Edwin Parker Twombly was born in Lexington, Virginia, in 1928, where his father taught sports (the “Cy” was a tribute to the baseball player Cy Young). It was on a scholarship to New York in 1950 that he first encountered the other artists who were to become his often more celebrated peers – Robert Rauschenberg, with whom he shared a studio for some years, Robert Motherwell, Jasper Johns and others. In 1959, however, after several years immersed in the vibrantly creative New York art scene of the time, Twombly moved to live in Rome.

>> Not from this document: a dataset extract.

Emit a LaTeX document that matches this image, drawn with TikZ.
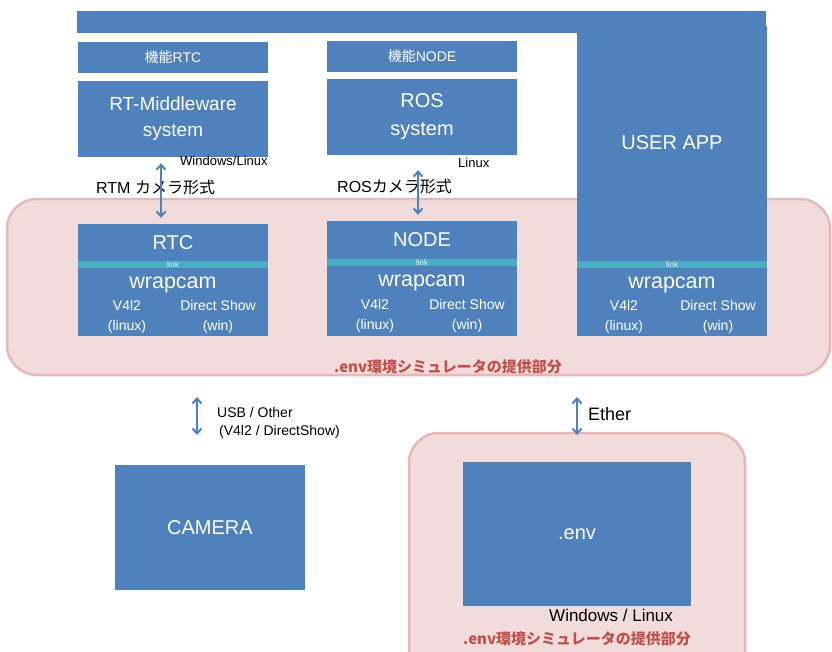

There he married Tatia Franchetti; they have one son.
As his fellow American artists moved into the brash sleek styles of the next decade, and pop art and conceptualism came to rule supreme, Twombly held himself apart, pursuing a style that was restrained, elegiac, steeped in classical allusion and even quotation. The early 1960s saw him revisiting classical themes such as Leda and the Swan or the Birth of Venus again and again; it was an obsession that never left him, as shown in his Bacchus series of 2005. The work of the early 1970s included the “grey paintings”, intense, often monochromatic works scrawled with obscure symbols; the bolder letterings that run across his work from this time onwards, and which failed to impress some critics, include snippets of poetry by Keats or Rilke or Alexander Pope, for example, or on one series the word “happiness” scored again and again with a ferocity that belies its meaning. Wild, almost violent landscapes give way to cool meditative “Green Paintings” made for the Venice biennale of 1988, now among the holdings of one of the most important collections of Twomblys, the Menil collection in Houston, Texas; the ferocity of the 1960s Ferragosto series, all fiery reds and impassioned swirls that convey the searing heat of a Roman August, contrast with the extreme restraint and airy delicacy of some parts of his “Seasons” cycles. One of these, now in the Tate’s permanent collection, is on show in Dulwich.

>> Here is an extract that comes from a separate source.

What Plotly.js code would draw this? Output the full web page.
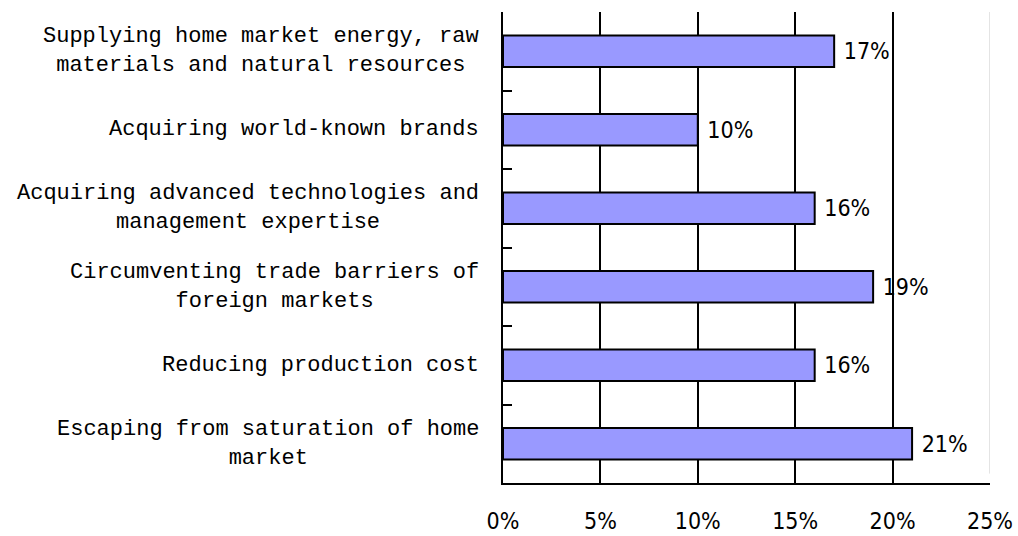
<!DOCTYPE html>
<html>
<head>
<meta charset="utf-8">
<script src="https://cdn.plot.ly/plotly-3.0.1.min.js"></script>
<style>
  html, body { margin: 0; padding: 0; background: #ffffff; }
  #chart { width: 1018px; height: 536px; }
</style>
</head>
<body>
<div id="chart"></div>
<script>
// Motives for outward investment, share of responses (top to bottom)
var categories = [
  "Supplying home market energy, raw<br>materials and natural resources",
  "Acquiring world-known brands",
  "Acquiring advanced technologies and<br>management expertise",
  "Circumventing trade barriers of<br>foreign markets",
  "Reducing production cost",
  "Escaping from saturation of home<br>market"
];
var shares = [17, 10, 16, 19, 16, 21];

var xTickVals = [0, 5, 10, 15, 20, 25];
var xTickText = ["0%", "5%", "10%", "15%", "20%", "25%"];
var xGridVals = [5, 10, 15, 20];

var labelFont = { family: "Liberation Mono, DejaVu Sans Mono, monospace", size: 22, color: "#000000" };
var numberFont = { family: "DejaVu Sans Condensed, Liberation Sans, sans-serif", size: 23, color: "#000000" };

var trace = {
  type: "bar",
  orientation: "h",
  y: categories,
  x: shares,
  marker: { color: "#9999FF", line: { color: "#000000", width: 2 } },
  text: shares.map(function (v) { return " " + v + "%"; }),
  textposition: "outside",
  textfont: numberFont,
  cliponaxis: false,
  hoverinfo: "none"
};

// Category names drawn as centred multi-line blocks to the left of the axis
var annotations = categories.map(function (c) {
  return {
    xref: "paper", yref: "y",
    x: 0, y: c,
    xanchor: "right", yanchor: "middle",
    xshift: -22,
    align: "center",
    text: c,
    showarrow: false,
    font: labelFont
  };
});

var layout = {
  width: 1018,
  height: 536,
  margin: { l: 503, r: 28, t: 12, b: 53 },
  paper_bgcolor: "#ffffff",
  plot_bgcolor: "#ffffff",
  showlegend: false,
  bargap: 0.6,
  xaxis: {
    range: [0, 25],
    tickmode: "array",
    tickvals: xTickVals,
    ticktext: xTickText,
    tickfont: numberFont,
    ticks: "inside",
    ticklen: 9,
    tickwidth: 2,
    tickcolor: "#000000",
    ticklabelstandoff: 16,
    showline: true,
    linecolor: "#000000",
    linewidth: 2,
    showgrid: false,
    minor: {
      tickmode: "array",
      tickvals: xGridVals,
      ticks: "",
      showgrid: true,
      gridcolor: "#000000",
      gridwidth: 2
    },
    zeroline: false,
    fixedrange: true
  },
  yaxis: {
    type: "category",
    autorange: "reversed",
    showticklabels: false,
    ticks: "inside",
    tickson: "boundaries",
    ticklen: 9,
    tickwidth: 2,
    tickcolor: "#000000",
    showline: true,
    linecolor: "#000000",
    linewidth: 2,
    showgrid: false,
    zeroline: false,
    fixedrange: true
  },
  // thin grey frame edge at the right end of the value axis
  shapes: [{
    type: "line",
    xref: "x", yref: "paper",
    x0: 25, x1: 25, y0: 0.02, y1: 1,
    line: { color: "#c8c8c8", width: 1 },
    layer: "below"
  }],
  annotations: annotations
};

Plotly.newPlot("chart", [trace], layout, { displayModeBar: false, staticPlot: true });
</script>
</body>
</html>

In “Spring”, Twombly quotes Rilke: “And you who have always thought/of happiness flowing would feel the/emotion that almost overwhelms/when happiness falls.”
On and off during his career Twombly also made sculptures, usually of found materials painted white: some of these are also on display in Dulwich.

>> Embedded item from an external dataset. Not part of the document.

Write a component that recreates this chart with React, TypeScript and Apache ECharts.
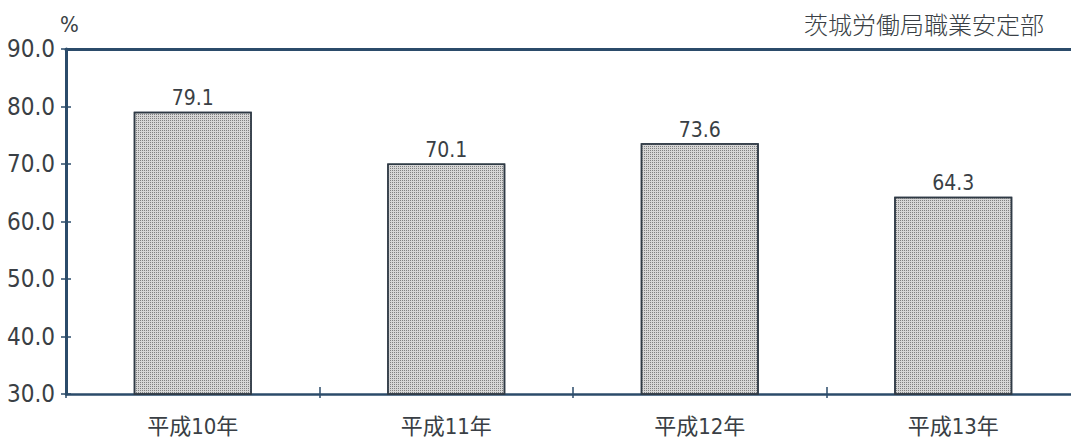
import React, { useEffect, useRef } from "react";
import * as echarts from "echarts";

const categories = ["平成10年", "平成11年", "平成12年", "平成13年"];
const values = [79.1, 70.1, 73.6, 64.3];
const yMin = 30;
const yMax = 90;
const yStep = 10;
const unitLabel = "%";
const sourceLabel = "茨城労働局職業安定部";

const AXIS = "#2b4b6a";
const TEXT = "#3a3f45";
const NARROW = "'DejaVu Sans Condensed', Roboto, 'Noto Sans CJK JP', sans-serif";

export default function App() {
  const ref = useRef<HTMLDivElement>(null);
  useEffect(() => {
    if (!ref.current) return;
    const chart = echarts.init(ref.current, undefined, { renderer: "svg" });
    chart.setOption({
      animation: false,
      backgroundColor: "#ffffff",
      grid: { left: 66, right: 10, top: 49, bottom: 45, containLabel: false },
      graphic: [
        {
          type: "text",
          left: 60,
          top: 13,
          style: { text: unitLabel, fontSize: 22, fill: TEXT, fontFamily: NARROW },
        },
        {
          type: "text",
          left: 804,
          top: 11,
          style: { text: sourceLabel, fontSize: 24, fill: TEXT, fontFamily: "'Noto Sans CJK JP', sans-serif", fontWeight: 300 },
        },
      ],
      xAxis: [
        {
          type: "category",
          data: categories,
          position: "bottom",
          axisLine: { show: true, lineStyle: { color: AXIS, width: 2.5 } },
          axisTick: { show: true, length: 4, alignWithLabel: false, lineStyle: { color: AXIS, width: 1.5 } },
          axisLabel: { color: TEXT, fontSize: 22, margin: 21, fontFamily: NARROW },
          splitLine: { show: false },
        },
        {
          type: "category",
          data: categories,
          position: "bottom",
          axisLine: { show: false },
          axisTick: { show: true, inside: true, length: 7, alignWithLabel: false, lineStyle: { color: AXIS, width: 1.5 } },
          axisLabel: { show: false },
          splitLine: { show: false },
        },
        {
          type: "category",
          data: categories,
          position: "top",
          axisLine: { show: true, lineStyle: { color: AXIS, width: 3 } },
          axisTick: { show: false },
          axisLabel: { show: false },
          splitLine: { show: false },
        },
      ],
      yAxis: [
        {
          type: "value",
          min: yMin,
          max: yMax,
          interval: yStep,
          position: "left",
          axisLine: { show: true, lineStyle: { color: AXIS, width: 3 } },
          axisTick: { show: true, length: 5, lineStyle: { color: AXIS, width: 1.5 } },
          axisLabel: {
            color: TEXT,
            fontSize: 24,
            margin: 11,
            fontFamily: NARROW,
            formatter: (v: number) => v.toFixed(1),
          },
          splitLine: { show: false },
        },
        {
          type: "value",
          min: yMin,
          max: yMax,
          interval: yStep,
          position: "left",
          axisLine: { show: false },
          axisTick: { show: true, inside: true, length: 5, lineStyle: { color: AXIS, width: 1.5 } },
          axisLabel: { show: false },
          splitLine: { show: false },
        },
      ],
      series: [
        {
          type: "bar",
          data: values,
          xAxisIndex: 0,
          yAxisIndex: 0,
          barWidth: 118,
          itemStyle: {
            color: "#d6d6d6",
            borderColor: "#2f3a45",
            borderWidth: 1.5,
            decal: {
              symbol: "rect",
              symbolSize: 1,
              dashArrayX: [1, 1],
              dashArrayY: [1, 1],
              color: "#808080",
              rotation: 0,
            },
          },
          label: {
            show: true,
            position: "top",
            distance: 3,
            color: TEXT,
            fontSize: 21,
            fontFamily: NARROW,
            formatter: (p: any) => Number(p.value).toFixed(1),
          },
        },
      ],
    });
    return () => chart.dispose();
  }, []);
  return (
    <div style={{ position: "fixed", left: 0, top: 0, width: 1071, height: 439, overflow: "hidden", background: "#fff" }}>
      <div ref={ref} style={{ width: 1090, height: 439 }} />
    </div>
  );
}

It was a magnificently productive career, but one that was oddly shaped in terms of worldly acclaim. A vicious review in 1968 ushered in a couple of decades in which the artist was relatively under-appreciated. Sir Nicholas Serota, director of Tate and curator of the gallery’s 2008 retrospective, put this down partly to Twombly’s choice to live in Europe just at the moment when all the contemporary art-world action was in New York. “He was seen as European,” Serota said. “A bad thing to be in those days. He’d left.”
Larry Gagosian, one of the art world’s most powerful dealers, has launched each of his new European venues, including the recent Paris gallery, with a Twombly show. In the past days he has said of the artist he championed so passionately: “The art world has lost a true genius and a completely original talent, and for those fortunate enough to have known him, a great human being. We will not soon see a talent of such amazing scope and intensity.”